The 58 year-old chief executive told Reuters he was not looking to groom a successor at Daimler’s core Mercedes-Benz business even though some investors are said to be frustrated with the brand’s underperformance compared with other German carmakers.

Zetsche said his dual role at Daimler and Mercedes increased his effectiveness. “I am convinced that I would be a considerably worse CEO of the group if I wasn’t deeply anchored in its operating business.”

Reuters noted that, although shares in the car and truck business have risen 27% since the start of 2009, stock in German rival rival BMW has more than doubled.

Zetsche’s contract runs to the end of 2013. The former Chrysler boss was first appointed head of Daimler in July 2005 and given responsibility for Mercedes by the company’s board the following month after then-chief Eckhard Cordes decided to leave.

Zetsche added: “I would also be much worse a Mercedes chief if I didn’t have the opportunity to shape its fortunes directly and with all consequence and determination.”

Analysts believe Daimler’s management has repeatedly fallen short of market expectations and has clung to an inefficient conglomerate structure.

Zetsche said he did not favour any one candidate to replace him one day at the helm of either Mercedes or Daimler.

“We have no crown princes. I have six boardroom colleagues here that all do an excellent job performing their respective duties. No considerations have already been made about when this question (about succession) will become an issue and certainly no decisions – even less has there been any deliberation made about how,” he said.

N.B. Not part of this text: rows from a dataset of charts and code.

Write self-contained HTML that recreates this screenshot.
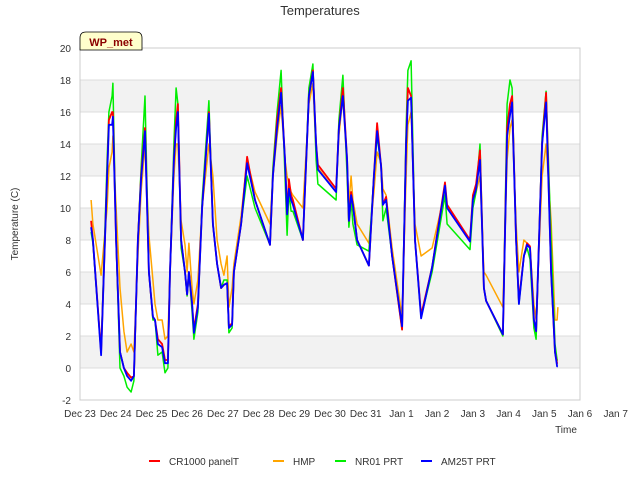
<!DOCTYPE html>
<html><head><meta charset="utf-8"><style>
body{margin:0;background:#fff;font-family:"Liberation Sans",sans-serif}
svg text{font-family:"Liberation Sans",sans-serif}
</style></head><body>
<svg id="c" width="640" height="480" xmlns="http://www.w3.org/2000/svg">
<text x="320" y="15" text-anchor="middle" font-size="13" fill="#333">Temperatures</text>
<text transform="translate(18,224) rotate(-90)" text-anchor="middle" font-size="10" fill="#333">Temperature (C)</text>
<text x="566" y="433" text-anchor="middle" font-size="10" fill="#333">Time</text>
<g id="bands"></g><g id="grid"></g><g id="ticks"></g><g id="series"></g>
<rect x="80" y="48" width="500" height="352" fill="none" stroke="#ccc"/>
<g>
<path d="M80,50 L80,38 Q80,32 86,32 L136,32 Q142,32 142,38 L142,50 Z" fill="#ffffcc" stroke="#000" stroke-width="0.8"/>
<text x="111" y="46" text-anchor="middle" font-size="11" font-weight="bold" fill="#8b0000">WP_met</text></g>
<g id="legend"></g>
</svg>
<script>
const times=[0.31,0.36,0.59,0.76,0.81,0.90,0.92,1.01,1.12,1.23,1.32,1.43,1.51,1.62,1.71,1.82,1.93,2.04,2.10,2.18,2.30,2.38,2.46,2.52,2.63,2.69,2.74,2.83,2.94,3.00,3.05,3.14,3.19,3.30,3.42,3.61,3.72,3.84,3.95,4.03,4.12,4.17,4.26,4.31,4.51,4.68,4.90,5.32,5.40,5.52,5.63,5.74,5.80,5.85,5.91,5.96,6.24,6.41,6.52,6.61,6.66,7.17,7.25,7.36,7.48,7.53,7.59,7.64,7.76,8.09,8.23,8.32,8.43,8.48,8.57,8.74,9.02,9.13,9.18,9.27,9.38,9.55,9.86,10.22,10.28,10.92,11.00,11.09,11.20,11.31,11.37,11.84,11.96,12.04,12.10,12.21,12.29,12.43,12.52,12.60,12.71,12.77,12.94,13.05,13.19,13.30,13.36,13.38];
const am25t=[8.8,8,0.8,12,15.2,15.2,15.7,8,1,0,-0.5,-0.8,-0.5,8,11.8,14.8,6,3.2,3,1.5,1.3,0.3,0.3,6,13,15,16,8,6,4.6,6,4,2.2,3.8,10,15.9,9,6.5,5,5.2,5.3,2.5,2.7,6,9,12.8,10.5,7.7,12,15,17.2,13,9.6,11.2,10.5,10.2,8,17,18.5,14,12.4,11,15,17,13,9.2,10.8,10.2,8,6.4,12,14.8,12.6,10.2,10.5,7,2.6,14,16.7,16.9,8,3.1,6.3,11.4,10,7.9,10.5,11.2,13,5,4.2,2.1,14.5,15.8,16.6,8,4,7,7.7,7.5,3,2.3,14,16.6,6,1,0.1,0.1];
const cr1000=[9.2,8,1,12,15.5,16,16,8,1,0,-0.3,-0.6,-0.5,8,12,15,6,3.2,3,1.8,1.5,0.5,0.5,6,13,15.5,16.5,8,6,4.6,6,4,2.4,4,10,16,9,6.5,5,5.2,5.3,2.6,2.8,6,9,13.2,10.5,7.7,12,15.5,17.5,13,9.7,11.8,10.8,10.5,8,17,18.6,14,12.7,11.2,15,17.5,13,9.2,11,10.2,8,6.4,12,15.3,12.6,10.2,10.7,7,2.4,14,17.5,17,8,3.3,6.3,11.6,10.2,8,10.8,11.5,13.6,5,4.2,2.1,15,16.5,17,8,4.2,7,7.8,7.6,3,2.3,14,17.2,6,1,0.3,0.3];
const nr01=[8.5,7.8,1,13,16,17,17.8,8,0,-0.5,-1.2,-1.5,-0.8,8,12.5,17,6,3,3,0.8,1,-0.3,0,6,14,17.5,16.5,7.5,6,4.5,6,3.5,1.8,3.5,10.5,16.7,9,6.5,5,5.5,5.5,2.2,2.5,6,9,12,10,7.7,12.5,16,18.6,12,8.3,11,9.8,9.8,8,17.5,19,13,11.5,10.5,15.5,18.3,12,8.8,10.5,9,7.7,7.3,12,14.5,12.6,9.2,10,7,2.4,15,18.6,19.2,8,3.2,6,10.8,9,7.4,10,11,14,5,4.2,2,16.5,18,17.5,8,4,7,7.5,6.8,2.5,1.8,14.5,17.3,8,1.5,0.5,0.5];
const hmp=[10.5,9,5.8,10,12.5,13.5,14.5,10,5,2.3,1,1.5,1,7,11,14,8.3,5.5,4,3,3,1.8,2,6,12,14,14,9.2,7.7,6,7.8,5,4,5.5,10,14,12,8,6.5,5.8,7,3.8,5,6.5,9.5,13,11,9,12,14.5,16.4,13,12,11.5,11,10.8,10,16.5,17.8,13.5,12.5,11,14.5,17,12.5,10.3,12,10.5,9,7.8,11,13.5,12.8,11.2,10.8,7.5,3.2,12,15.2,16,9,7,7.5,11,10,8,10.5,11,12,6,5.8,3.8,13,15,15.5,9,6,8,7.8,7.5,4,3,12,14,9.2,3,3,3.8];
const yTicks=[-2,0,2,4,6,8,10,12,14,16,18,20];
const xTickLabels=["Dec 23","Dec 24","Dec 25","Dec 26","Dec 27","Dec 28","Dec 29","Dec 30","Dec 31","Jan 1","Jan 2","Jan 3","Jan 4","Jan 5","Jan 6","Jan 7"];
const seriesNames=["CR1000 panelT","HMP","NR01 PRT","AM25T PRT"];
const NS="http://www.w3.org/2000/svg";
const X0=80,X1=580,Y0=400,Y1=48,DMAX=14,VMIN=-2,VMAX=20;
function xs(d){return X0+d*(X1-X0)/DMAX;}
function ys(v){return Y0-(v-VMIN)*(Y0-Y1)/(VMAX-VMIN);}
function mk(tag,attrs,parent){const e=document.createElementNS(NS,tag);for(const k in attrs)e.setAttribute(k,attrs[k]);parent.appendChild(e);return e;}
const bands=document.getElementById('bands'),grid=document.getElementById('grid'),ticks=document.getElementById('ticks');
for(let v=0;v<20;v+=4){const r=mk('rect',{x:X0,y:ys(v+2),width:X1-X0,height:ys(v)-ys(v+2),fill:'#f2f2f2'},bands);

}
yTicks.forEach(v=>{const l=mk('line',{x1:X0,x2:X1,y1:ys(v),y2:ys(v),stroke:'#dcdcdc','stroke-width':1},grid);


const t=mk('text',{x:71,y:ys(v)+4,'text-anchor':'end','font-size':10,fill:'#333'},ticks);t.textContent=v;

});
xTickLabels.forEach((s,i)=>{const t=mk('text',{x:xs(i),y:417,'text-anchor':'middle','font-size':10,fill:'#333'},ticks);t.textContent=s;

});
const sg=document.getElementById('series');
function drawLine(vals,color,name,w){const pts=times.map((t,i)=>xs(t).toFixed(1)+','+ys(vals[i]).toFixed(1)).join(' ');
const p=mk('polyline',{points:pts,fill:'none',stroke:color,'stroke-width':w,'stroke-linejoin':'round'},sg);

}
drawLine(hmp,'#ffa500','series-hmp',1.5);
drawLine(nr01,'#00ee00','series-nr01-prt',1.5);
drawLine(cr1000,'#ff0000','series-cr1000-panelt',1.8);
drawLine(am25t,'#0000ff','series-am25t-prt',1.8);
const lg=document.getElementById('legend');
const lx=[149,273,335,421],lc=['#ff0000','#ffa500','#00ee00','#0000ff'];
seriesNames.forEach((n,i)=>{const g=mk('g',{},lg);


mk('line',{x1:lx[i],x2:lx[i]+11,y1:461,y2:461,stroke:lc[i],'stroke-width':2},g);
const t=mk('text',{x:lx[i]+20,y:465,'font-size':10,fill:'#333'},g);t.textContent=n;});
</script>
</body></html>
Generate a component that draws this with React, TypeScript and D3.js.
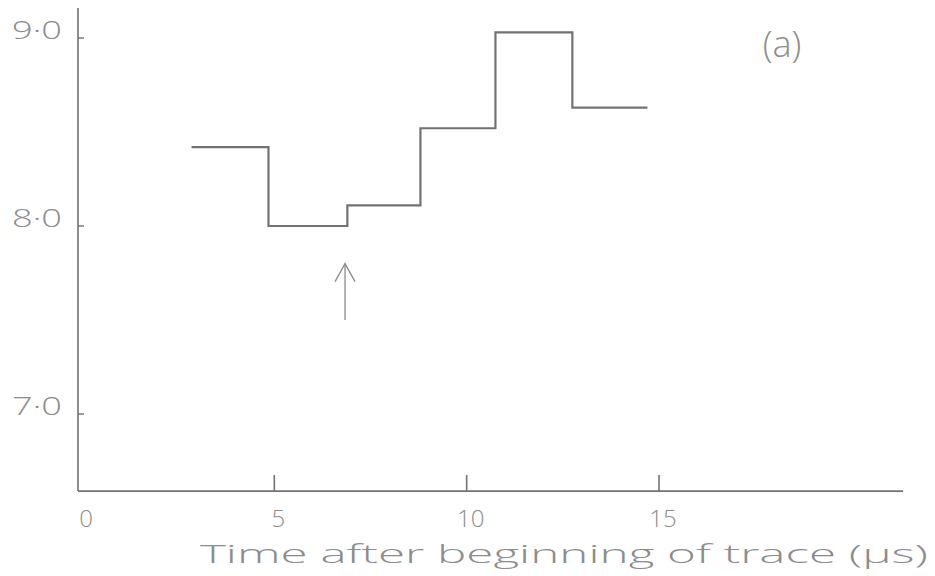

With an operating margin of nearly 9.4% in the first nine months, Reuters said that Mercedes lagged behind equivalent returns above 12% at BMW and Volkswagen -owned Audi.

The Daimler CEO said the performance of Mercedes had nothing to do with the additional burdens of his dual executive roles, pointing to other rivals like Martin Winterkorn, head of both the Volkswagen brand and group, as well as Renault-Nissan CEO Carlos Ghosn and Fiat-Chrysler CEO Sergio Marchionne.

He added: “It’s a positive development that a majority of those responsible in the auto industry also have an operational role and don’t just walk around as a mere figurehead.”